Infamous Bay Village Murder: The Sam Sheppard Case Collection

In 2012, William Mason, then Cuyahoga County Prosecutor, designated the Cleveland–Marshall College of Law Library at Cleveland State University as the repository for records and other materials relating to the Dr. Sam Sheppard cases. The materials in the Sam Sheppard Case Collection consist of over 60 boxes of photographs, recordings, and trial exhibits.

Since July 1, 2014, tens of thousands of items from this collection have been downloaded from all 50 states and over 100 countries. Kudos to C|M|Law Library’s Technical Services Department for their continuing hard work in making this collection accessible.

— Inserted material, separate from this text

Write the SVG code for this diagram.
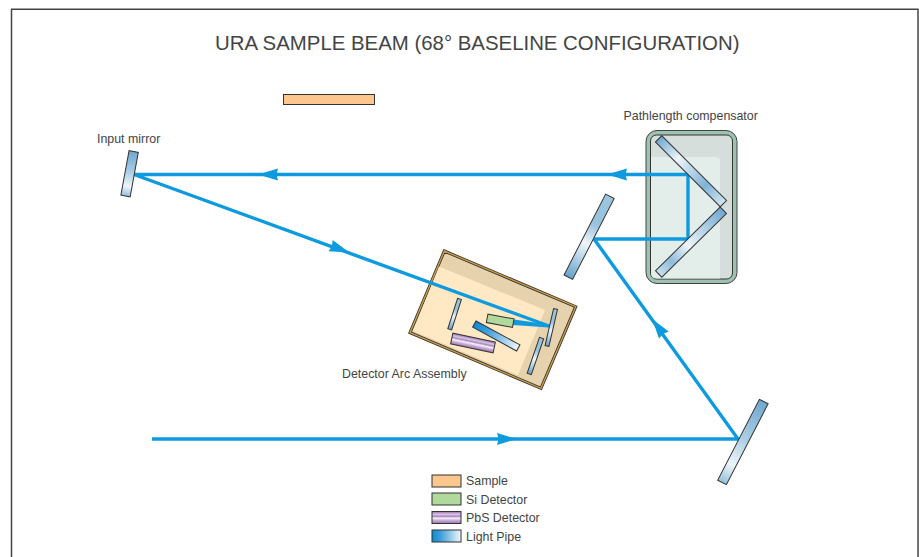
<svg xmlns="http://www.w3.org/2000/svg" xmlns:xlink="http://www.w3.org/1999/xlink" width="919" height="557" viewBox="0 0 919 557">
<style>
text{font-family:"Liberation Sans",Arial,sans-serif;fill:#444}
.lbl{font-size:12.4px}
.title{font-size:20.400px}
.part{stroke:#333;stroke-width:1}
.beam{fill:none;stroke:#0d9ade;stroke-width:3.400}
.head{fill:#0d9ade}
</style>
<defs>
<linearGradient id="m1"><stop offset="0" stop-color="#6fa8cf"/><stop offset=".45" stop-color="#a9cde3"/><stop offset=".78" stop-color="#eef5fa"/><stop offset="1" stop-color="#94bfdb"/></linearGradient>
<linearGradient id="m2"><stop offset="0" stop-color="#9cc5df"/><stop offset=".35" stop-color="#98c2dd"/><stop offset=".58" stop-color="#f0f6fa"/><stop offset="1" stop-color="#65a2ca"/></linearGradient>
<linearGradient id="m3"><stop offset="0" stop-color="#6fa8cf"/><stop offset=".3" stop-color="#eef5fa"/><stop offset=".72" stop-color="#7fb2d6"/><stop offset="1" stop-color="#d6e6f1"/></linearGradient>
<linearGradient id="m4"><stop offset="0" stop-color="#6fa8cf"/><stop offset=".55" stop-color="#eef5fa"/><stop offset=".8" stop-color="#8fbcda"/><stop offset="1" stop-color="#c8deec"/></linearGradient>
<linearGradient id="pipe"><stop offset="0" stop-color="#0a8ad6"/><stop offset=".3" stop-color="#3f9fdb"/><stop offset="1" stop-color="#f2f8fc"/></linearGradient>
<linearGradient id="pbs" x1="0" y1="0" x2="0" y2="1"><stop offset="0" stop-color="#9a74b2"/><stop offset=".25" stop-color="#d9c5e2"/><stop offset=".4" stop-color="#a885bd"/><stop offset=".55" stop-color="#f8f2fa"/><stop offset=".75" stop-color="#c7abd4"/><stop offset="1" stop-color="#9a74b2"/></linearGradient>
<polygon id="arrow" class="head" points="10,0 -10,-6 -8.500,0 -10,6"/>
</defs>
<rect width="919" height="557" fill="#fff"/>
<path d="M11.500 557V9.200H918V557" fill="none" stroke="#444" stroke-width="1.500"/>
<text class="title" x="215" y="49.500">URA SAMPLE BEAM (68° BASELINE CONFIGURATION)</text>
<g id="sample"><rect class="part" x="283.500" y="94.500" width="91" height="10" fill="#fbc78d"/></g>
<g id="compensator-body">
<rect x="646" y="130.500" width="91" height="153" rx="11" fill="#9dc2b0" stroke="#444" stroke-width="1"/>
<rect x="650.500" y="135" width="82" height="144" rx="6" fill="#d5dedb" stroke="#333" stroke-width="1"/>
<path d="M651 157H716Q720 157 720 161V278.500H657Q651 278.500 651 273Z" fill="#e3eeea"/>
<text class="lbl" x="623.500" y="120">Pathlength compensator</text>
</g>
<g id="detector-arc">
<polygon points="444.300,251 575.700,306.700 541,388.300 410,332.700" fill="#e6d3ae" stroke="#333" stroke-width="3"/>
<polygon points="444.300,251 575.700,306.700 541,388.300 410,332.700" fill="none" stroke="#c89b48" stroke-width="1.400"/>
<polygon points="439,266.500 545,310 518,375 413,331" fill="#ffe8c4"/>
<text class="lbl" x="342" y="378">Detector Arc Assembly</text>
</g>
<g id="connectors">
<polyline class="beam" points="152,439 738,439 594,239 688,239 688,174.500 134,174.500 549,326"/>
<polygon class="head" points="514,319.500 549,324.500 549,327.500 513,325"/>
<use xlink:href="#arrow" transform="translate(507,439)"/>
<use xlink:href="#arrow" transform="translate(268,174.500) rotate(180)"/>
<use xlink:href="#arrow" transform="translate(617,174.500) rotate(180)"/>
<use xlink:href="#arrow" transform="translate(658,327) rotate(234)"/>
<use xlink:href="#arrow" transform="translate(340,249) rotate(20)"/>
</g>
<g id="input-mirror">
<rect class="part" x="-22.600" y="-4.700" width="45.200" height="9.400" fill="url(#m1)" transform="translate(129.600 173.750) rotate(100.400)"/>
<text class="lbl" x="97" y="143">Input mirror</text>
</g>
<g id="steering-mirror"><rect class="part" x="-45.500" y="-4.800" width="91" height="9.600" fill="url(#m2)" transform="translate(589.100 236.750) rotate(117.200)"/></g>
<g id="fold-mirror"><rect class="part" x="-45.500" y="-4.900" width="91" height="9.800" fill="url(#m1)" transform="translate(742.900 442) rotate(117.300)"/></g>
<g id="compensator-mirror-upper"><rect class="part" x="-45.800" y="-4.500" width="91.600" height="9" fill="url(#m3)" transform="translate(691 171.250) rotate(45)"/></g>
<g id="compensator-mirror-lower"><rect class="part" x="-45.400" y="-4.500" width="90.800" height="9" fill="url(#m4)" transform="translate(691 242.150) rotate(135.400)"/></g>
<g id="detector-mirror-a"><rect class="part" x="-16" y="-2" width="32" height="4" fill="url(#m2)" transform="translate(454.600 314.100) rotate(107.800)"/></g>
<g id="detector-mirror-b"><rect class="part" x="-19" y="-2" width="38" height="4" fill="url(#m2)" transform="translate(551.250 327.500) rotate(103)"/></g>
<g id="detector-mirror-c"><rect class="part" x="-19" y="-2.200" width="38" height="4.400" fill="url(#m2)" transform="translate(535.400 356) rotate(109)"/></g>
<g id="si-detector"><rect class="part" x="-13.300" y="-4.300" width="26.600" height="8.600" fill="#b0d99c" transform="translate(500.200 320.700) rotate(10.500)"/></g>
<g id="pbs-detector"><rect class="part" x="-21.700" y="-5.500" width="43.400" height="11" fill="url(#pbs)" transform="translate(473 343) rotate(11.800)"/></g>
<g id="light-pipe"><rect class="part" x="-25" y="-3.500" width="50" height="7" fill="url(#pipe)" transform="translate(496.300 336) rotate(28.500)"/></g>
<g id="legend">
<rect class="part" x="432" y="475" width="29" height="12" fill="#fbc78d"/><text class="lbl" x="466" y="485">Sample</text>
<rect class="part" x="432" y="493" width="29" height="12" fill="#b0d99c"/><text class="lbl" x="466" y="504">Si Detector</text>
<rect class="part" x="432" y="511.500" width="29" height="12" fill="url(#pbs)"/><text class="lbl" x="466" y="522">PbS Detector</text>
<rect class="part" x="432" y="530" width="29" height="12" fill="url(#pipe)"/><text class="lbl" x="466" y="541">Light Pipe</text>
</g>
</svg>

Background on the Sheppard cases:

Sam Sheppard, a well-known Cleveland doctor, was convicted in 1954 of the murder of his pregnant wife Marilyn Reese Sheppard at their Bay Village home. He spent almost a decade in prison before a retrial was ordered based on the controversial 1954 trial being dubbed a “media circus.” It drew widespread national attention from the media, creating what the U.S. Supreme Court later described as a “carnival atmosphere” that denied Sheppard his right to due process. As a result, he was acquitted in 1966 and maintained his innocence in the murder until his death in 1970.

In 2000, Sheppard’s son Sam Reese Sheppard, who was 7 years old at the time of his mother’s murder, sued the state of Ohio for his father’s alleged wrongful imprisonment. After a ten-week trial, a civil jury returned the unanimous verdict that Sam Reese Sheppard had failed to prove his father had been wrongfully imprisoned.

An article from Cleveland.com (2015) highlights the law library’s Sam Sheppard Case Collection. The law library’s Director Lauren Collins is quoted throughout the article.